Еврейская мафия не так часто попадала на экран, хотя вообще-то организованная преступность США создавалась ирландцами и евреями, а не итальянцами. Но вот итальянцы более шумные, кинематографичные, легче в стереотипы вписываются, так что про них и снимать проще. Хотя не только в новизне подхода дело. Леоне создал идеальный фильм, где есть всё. Держащий в напряжении сюжет, тщательно проработанный исторический фон, выверенный визуальный ряд (Делли Колли для каждого временного периода избрал свою цветовую гамму), гениальная музыка Морриконе, отличные актёрские работы. К тому же Леоне напомнил о своей любви к сюрреалистическому искусству загадочным финалом, который сам не объяснял, и который до сих пор вызывает массу толкований.
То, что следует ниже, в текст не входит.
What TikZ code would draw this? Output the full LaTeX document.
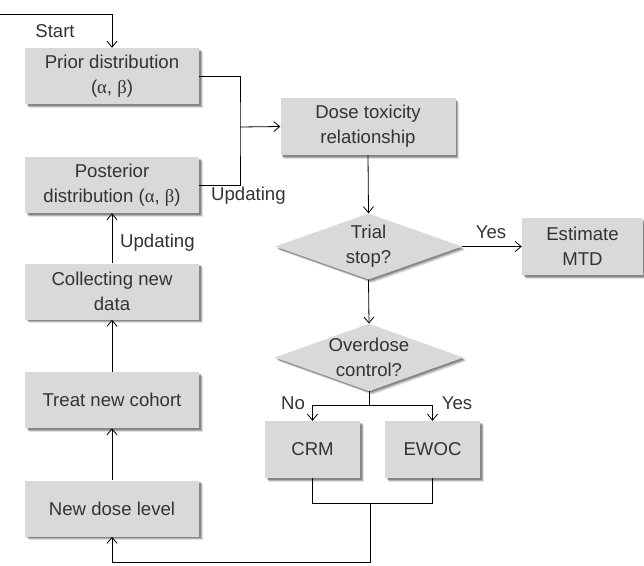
\documentclass[tikz,border=0pt]{standalone}
\usepackage{fontspec}
\setmainfont{Liberation Sans}
\newfontfamily\grk{Liberation Serif}
\usetikzlibrary{shapes.geometric,arrows.meta,shadows,calc}
\definecolor{boxfill}{HTML}{D9D9D9}
\definecolor{txt}{HTML}{333333}
\tikzset{
  base/.style={fill=boxfill, draw=none, text=txt, align=center, inner sep=0pt,
    font=\fontsize{18.6}{25}\selectfont,
    drop shadow={shadow xshift=3.5pt, shadow yshift=-3.5pt, fill=black, opacity=0.12},
    drop shadow={shadow xshift=2.5pt, shadow yshift=-2.5pt, fill=black, opacity=0.2},
    drop shadow={shadow xshift=1.5pt, shadow yshift=-1.5pt, fill=black, opacity=0.25}},
  stepbox/.style={base, rectangle, minimum width=174pt, minimum height=56pt},
  smallbox/.style={base, rectangle, minimum width=95pt, minimum height=57pt},
  decide/.style={base, diamond, minimum width=187pt, minimum height=66pt, aspect=2.8},
  conn/.style={draw=black, line width=0.8pt},
  arr/.style={conn, -{Straight Barb[length=6pt,width=10pt,line width=0.8pt]}},
  lbl/.style={text=txt, inner sep=0pt, font=\fontsize{18.6}{25}\selectfont}
}
\begin{document}
\begin{tikzpicture}[x=1pt,y=-1pt]
\useasboundingbox (0,0) rectangle (644,565);
\node[stepbox] (prior) at (112,76) {Prior distribution\\({\grk α}, {\grk β})};
\node[stepbox] (post) at (112,185) {Posterior\\distribution ({\grk α}, {\grk β})};
\node[stepbox] (collect) at (112,291.5) {Collecting new\\data};
\node[stepbox] (treat) at (112,400) {Treat new cohort};
\node[stepbox] (newdose) at (112,508.5) {New dose level};
\node[stepbox, minimum width=175pt, minimum height=57pt] (dose) at (368,126.5) {Dose toxicity\\relationship};
\node[decide] (trial) at (368.5,246.5) {Trial\\stop?};
\node[smallbox, minimum width=121pt] (est) at (582.5,246.5) {Estimate\\MTD};
\node[decide] (over) at (369,357.5) {Overdose\\control?};
\node[smallbox] (crm) at (312.5,449.5) {CRM};
\node[smallbox] (ewoc) at (432.5,449.5) {EWOC};

\coordinate (s0) at (0,14);
\coordinate (join) at (240,127);
\coordinate (split) at (369,405);
\coordinate (merge) at (370,503);
\coordinate (bottom) at (370,562);

% start
\draw[arr] (s0) -| (prior.north);
\node[lbl] (start) at (55,31) {Start};
% prior/post to dose
\draw[conn] (prior.east) -| (join) |- (post.east);
\draw[arr] (join) -- (dose.west);
\node[lbl, anchor=west] (upd1) at (211,196) {Updating};
% left column
\draw[arr] (collect.north) -- (post.south);
\node[lbl, anchor=west] (upd2) at (120,243) {Updating};
\draw[arr] (treat.north) -- (collect.south);
\draw[arr] (newdose.north) -- (treat.south);
% right column
\draw[arr] (dose.south) -- (trial.north);
\draw[arr] (trial.east) -- (est.west);
\node[lbl] (yes1) at (491,232) {Yes};
\draw[arr] (trial.south) -- (over.north);
\draw[conn] (over.south) -- (split);
\draw[arr] (split) -| (crm.north);
\draw[arr] (split) -| (ewoc.north);
\node[lbl] (no) at (293,403) {No};
\node[lbl] (yes2) at (457,403) {Yes};
\draw[conn] (crm.south) |- (merge) -| (ewoc.south);
\draw[arr] (merge) -- (bottom) -| (newdose.south);
\end{tikzpicture}
\end{document}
По сюжету пожилой гангстер по кличке Лапша (Де Ниро) вспоминает о событиях, приведших его и нескольких друзей восхождению в преступном мире, а потом и к неизбежному падению ("постепенный флэшбэк" доведён Леоне до совершенства). Тогда, в 30-е друзья Лапши вроде бы погибли по его вине. Но сейчас, в 60-е, выясняется, что всё не так уж просто и что погибли не все, а виноват не столько Лапша, сколько его друг Макс (Вудс) и любимая женщина Дебора (Макговерн). Эпическая сага Леоне напоминает нам о традиции гангстерского кино с его одинокими аутсайдерами, выбравшими неверный путь и поплатившимися за это, деромантизирует преступность и вскрывает связь политики, бизнеса и криминала, но, наверное, в памяти остаётся не это. Остаётся интонация разочарования и крушения иллюзий. Не только богатство и успех, но и любовь, дружба, преданность – всё оказывается иллюзией. Оттого и цепляется герой за воспоминания, возвращая моменты, когда всё казалось ясным и надёжным. Словно пытается остановить время (вспоминаете "На несколько долларов больше"?). И так ли уж важно, что мы читаем в финале – погиб ли странный и похожий на Макса прохожий, исчез из сознания Лапши или всё увиденное было лишь галлюцинацией обкурившегося гашишем героя? В жизни всё умирает, исчезает из памяти или оказывается иллюзией, как наркотическая галлюцинация.
Следующим фильмом Леоне должна была стать экранизация книги Хэррисона Сэлисбери "900 дней – блокада Ленинграда". Советские чиновники не были в восторге от проекта, но к концу 80-х он со скрипом двинулся с места. Параллельно Леоне писал очередной вестерн Место, о котором знает только Мэри, дань уважения американской литературе конца 19 века (прежде всего Бирсу и Твену - что бы там не говорили о недостаточной начитанности Леоне, в американской культуре он разбирался) с прицелом на Ричарда Гира и Микки Рурка. Увы, не сбылось. 30 апреля 1989 великого Серджо не стало. Но его фильмы по сей день завораживают, смешат, погружают в меланхолию, а главное – постоянно зовут к очередному просмотру. И оторваться от Иствуда, Бронсона, Кардинале и Кобёрна на Диком Западе или от Де Ниро и Вудса в Нью-Йорке невозможно. Ведь за ними – Серджо Леоне, король итальянского кино. Как и положено королю, он не стал пленником выбранных жанров, наоборот, подчинил их своему видению и сделал проводником своих идей. Леоне доказал, что грани между жанровым и авторским кино на самом деле нет, если жанром занимается талантливый человек. Как он и вестерны, Аллен и комедия, Мельвиль и "поляры", Фукасаку и "якудза эйга".